Task: The records below hold pictures; please leave those out and retype the rest exactly.

[Rows from a dataset of charts and code]
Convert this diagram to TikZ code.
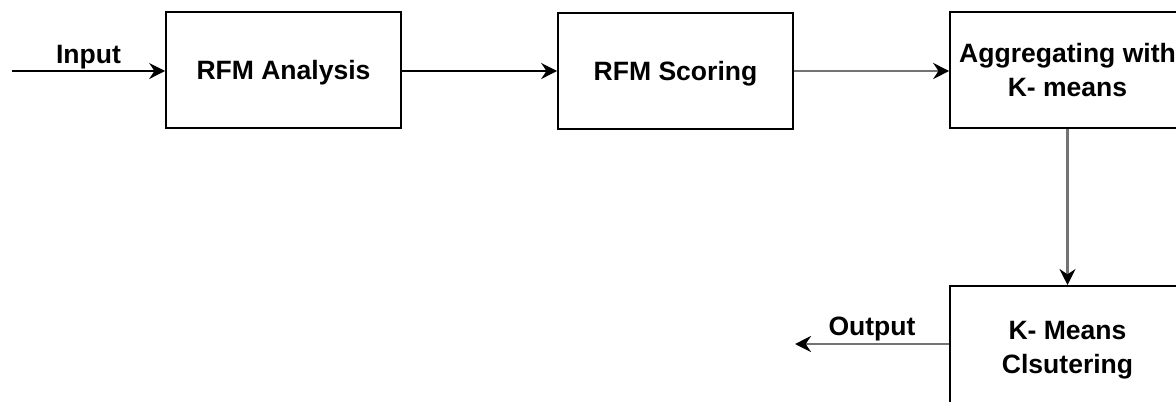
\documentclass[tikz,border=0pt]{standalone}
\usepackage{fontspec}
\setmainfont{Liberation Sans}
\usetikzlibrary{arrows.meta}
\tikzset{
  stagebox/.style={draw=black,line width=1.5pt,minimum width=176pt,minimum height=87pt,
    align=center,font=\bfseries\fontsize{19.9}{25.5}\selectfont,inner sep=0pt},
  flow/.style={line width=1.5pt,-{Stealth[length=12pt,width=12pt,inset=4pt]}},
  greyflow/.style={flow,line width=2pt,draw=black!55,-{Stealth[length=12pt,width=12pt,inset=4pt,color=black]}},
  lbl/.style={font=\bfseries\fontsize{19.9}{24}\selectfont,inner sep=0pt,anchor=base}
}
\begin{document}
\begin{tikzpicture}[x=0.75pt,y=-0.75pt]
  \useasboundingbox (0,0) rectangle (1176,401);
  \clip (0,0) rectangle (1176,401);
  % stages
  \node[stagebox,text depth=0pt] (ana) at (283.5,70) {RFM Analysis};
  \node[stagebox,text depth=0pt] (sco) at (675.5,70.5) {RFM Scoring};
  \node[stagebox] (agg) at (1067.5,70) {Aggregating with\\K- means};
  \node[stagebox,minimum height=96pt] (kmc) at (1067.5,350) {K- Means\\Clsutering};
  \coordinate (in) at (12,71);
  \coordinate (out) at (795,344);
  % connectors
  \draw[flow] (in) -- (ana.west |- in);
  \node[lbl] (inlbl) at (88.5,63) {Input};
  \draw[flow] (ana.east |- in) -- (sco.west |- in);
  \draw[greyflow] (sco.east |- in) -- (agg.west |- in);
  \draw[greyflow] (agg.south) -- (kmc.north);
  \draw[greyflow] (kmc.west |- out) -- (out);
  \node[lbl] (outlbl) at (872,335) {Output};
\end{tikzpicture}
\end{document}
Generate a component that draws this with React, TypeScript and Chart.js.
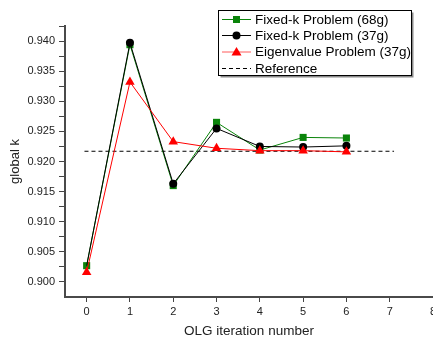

Solution to the problem:
Convert this diagram to TikZ code.
\documentclass[tikz,border=0pt]{standalone}
\usepackage{fontspec}
\setmainfont{Liberation Sans}
\usetikzlibrary{arrows.meta}
\tikzset{
  stagebox/.style={draw=black,line width=1.5pt,minimum width=176pt,minimum height=87pt,
    align=center,font=\bfseries\fontsize{19.9}{25.5}\selectfont,inner sep=0pt},
  flow/.style={line width=1.5pt,-{Stealth[length=12pt,width=12pt,inset=4pt]}},
  greyflow/.style={flow,line width=2pt,draw=black!55,-{Stealth[length=12pt,width=12pt,inset=4pt,color=black]}},
  lbl/.style={font=\bfseries\fontsize{19.9}{24}\selectfont,inner sep=0pt,anchor=base}
}
\begin{document}
\begin{tikzpicture}[x=0.75pt,y=-0.75pt]
  \useasboundingbox (0,0) rectangle (1176,401);
  \clip (0,0) rectangle (1176,401);
  % stages
  \node[stagebox,text depth=0pt] (ana) at (283.5,70) {RFM Analysis};
  \node[stagebox,text depth=0pt] (sco) at (675.5,70.5) {RFM Scoring};
  \node[stagebox] (agg) at (1067.5,70) {Aggregating with\\K- means};
  \node[stagebox,minimum height=96pt] (kmc) at (1067.5,350) {K- Means\\Clsutering};
  \coordinate (in) at (12,71);
  \coordinate (out) at (795,344);
  % connectors
  \draw[flow] (in) -- (ana.west |- in);
  \node[lbl] (inlbl) at (88.5,63) {Input};
  \draw[flow] (ana.east |- in) -- (sco.west |- in);
  \draw[greyflow] (sco.east |- in) -- (agg.west |- in);
  \draw[greyflow] (agg.south) -- (kmc.north);
  \draw[greyflow] (kmc.west |- out) -- (out);
  \node[lbl] (outlbl) at (872,335) {Output};
\end{tikzpicture}
\end{document}
Generate a component that draws this with React, TypeScript and Chart.js.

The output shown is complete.